Investigating the redundancy of steel truss bridges composed of modular joints

Abstract

The objective of this paper is to present a numerical investigation of the redundancy of steel truss bridges composed of novel modular joints when subjected to the sudden loss of diagonal members. The modular joint - a prefabricated steel nodal connector composed of flat web plate welded to flat and curved cold bent flange plates - represents a new approach to the construction of steel truss bridges in which the connector is a module that joins member that are standard rolled wide flange sections. A unique feature of this approach is that a moment-resisting connection is achieved in a truss topology by joining webs and flanges independently through bolted splice connections.
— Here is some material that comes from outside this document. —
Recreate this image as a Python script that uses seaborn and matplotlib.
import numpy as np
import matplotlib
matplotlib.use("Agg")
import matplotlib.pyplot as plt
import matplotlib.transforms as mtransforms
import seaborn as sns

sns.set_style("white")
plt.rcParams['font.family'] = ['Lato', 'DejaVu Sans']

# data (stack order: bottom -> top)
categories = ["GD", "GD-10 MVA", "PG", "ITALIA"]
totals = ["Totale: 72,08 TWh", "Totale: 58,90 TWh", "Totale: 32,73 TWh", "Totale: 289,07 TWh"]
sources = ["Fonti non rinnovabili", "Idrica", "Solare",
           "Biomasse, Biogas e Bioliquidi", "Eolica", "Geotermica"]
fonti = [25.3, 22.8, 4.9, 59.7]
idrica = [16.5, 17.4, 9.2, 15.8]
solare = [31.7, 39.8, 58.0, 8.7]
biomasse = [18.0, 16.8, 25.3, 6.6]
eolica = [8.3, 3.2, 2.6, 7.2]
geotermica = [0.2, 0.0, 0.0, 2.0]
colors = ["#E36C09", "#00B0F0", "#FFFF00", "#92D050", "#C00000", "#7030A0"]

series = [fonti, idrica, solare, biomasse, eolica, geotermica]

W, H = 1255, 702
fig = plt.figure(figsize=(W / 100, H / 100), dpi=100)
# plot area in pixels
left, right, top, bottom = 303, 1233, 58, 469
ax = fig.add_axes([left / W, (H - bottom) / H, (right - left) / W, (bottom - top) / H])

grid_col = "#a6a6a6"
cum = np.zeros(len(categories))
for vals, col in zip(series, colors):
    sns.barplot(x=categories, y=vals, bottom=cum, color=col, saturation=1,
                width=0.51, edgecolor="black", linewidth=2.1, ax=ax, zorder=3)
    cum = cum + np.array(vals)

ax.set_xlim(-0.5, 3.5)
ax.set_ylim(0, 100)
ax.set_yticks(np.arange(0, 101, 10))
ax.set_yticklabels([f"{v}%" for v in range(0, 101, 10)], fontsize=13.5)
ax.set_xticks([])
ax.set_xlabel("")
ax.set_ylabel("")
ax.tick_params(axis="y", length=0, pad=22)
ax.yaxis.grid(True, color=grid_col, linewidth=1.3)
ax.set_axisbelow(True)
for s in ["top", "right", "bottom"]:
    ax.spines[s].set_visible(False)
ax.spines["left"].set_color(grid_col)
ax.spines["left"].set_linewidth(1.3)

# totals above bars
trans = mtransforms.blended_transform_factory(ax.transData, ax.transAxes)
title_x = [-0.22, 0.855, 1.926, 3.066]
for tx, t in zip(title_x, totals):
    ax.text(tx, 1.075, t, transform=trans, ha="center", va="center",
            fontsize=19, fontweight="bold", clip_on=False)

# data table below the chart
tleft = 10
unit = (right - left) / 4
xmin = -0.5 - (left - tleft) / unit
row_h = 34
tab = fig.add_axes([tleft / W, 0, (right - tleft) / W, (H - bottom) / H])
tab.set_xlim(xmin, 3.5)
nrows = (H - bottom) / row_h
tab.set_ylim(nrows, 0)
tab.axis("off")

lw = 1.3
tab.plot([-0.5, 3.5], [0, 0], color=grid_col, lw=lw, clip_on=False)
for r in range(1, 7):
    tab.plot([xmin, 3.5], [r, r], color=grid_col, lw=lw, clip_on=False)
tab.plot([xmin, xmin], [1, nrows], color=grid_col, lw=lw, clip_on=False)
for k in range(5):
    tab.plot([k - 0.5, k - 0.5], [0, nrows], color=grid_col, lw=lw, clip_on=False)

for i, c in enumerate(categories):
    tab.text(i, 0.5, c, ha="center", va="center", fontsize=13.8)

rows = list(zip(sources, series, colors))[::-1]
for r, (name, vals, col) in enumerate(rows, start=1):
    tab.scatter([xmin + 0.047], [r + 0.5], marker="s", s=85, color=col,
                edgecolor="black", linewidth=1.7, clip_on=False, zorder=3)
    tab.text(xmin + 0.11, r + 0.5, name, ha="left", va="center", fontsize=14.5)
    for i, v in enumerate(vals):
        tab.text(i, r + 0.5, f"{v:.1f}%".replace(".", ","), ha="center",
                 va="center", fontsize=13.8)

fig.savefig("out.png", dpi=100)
This, in combination with orienting members in strong axis bending, provides the potential for the system to tolerate the loss of a diagonal member through load redistribution in flexure. The response of a 119-m (390-ft) simply supported vehicular bridge following the abrupt loss of a diagonal is numerically investigated considering three behaviors: (1) instantaneous dynamic behavior, focusing on the effect of the high-velocity stress wave, with its associated high strain rates and impact on fracture toughness particularly in the cold bent and welded portion of the modular joint, (2) short-term dynamic behavior of the structure, and (3) static behavior of the faulted structure. Results show that the modular joint is able to redistribute load after sudden member loss, demonstrating the redundancy of this new approach to modular construction.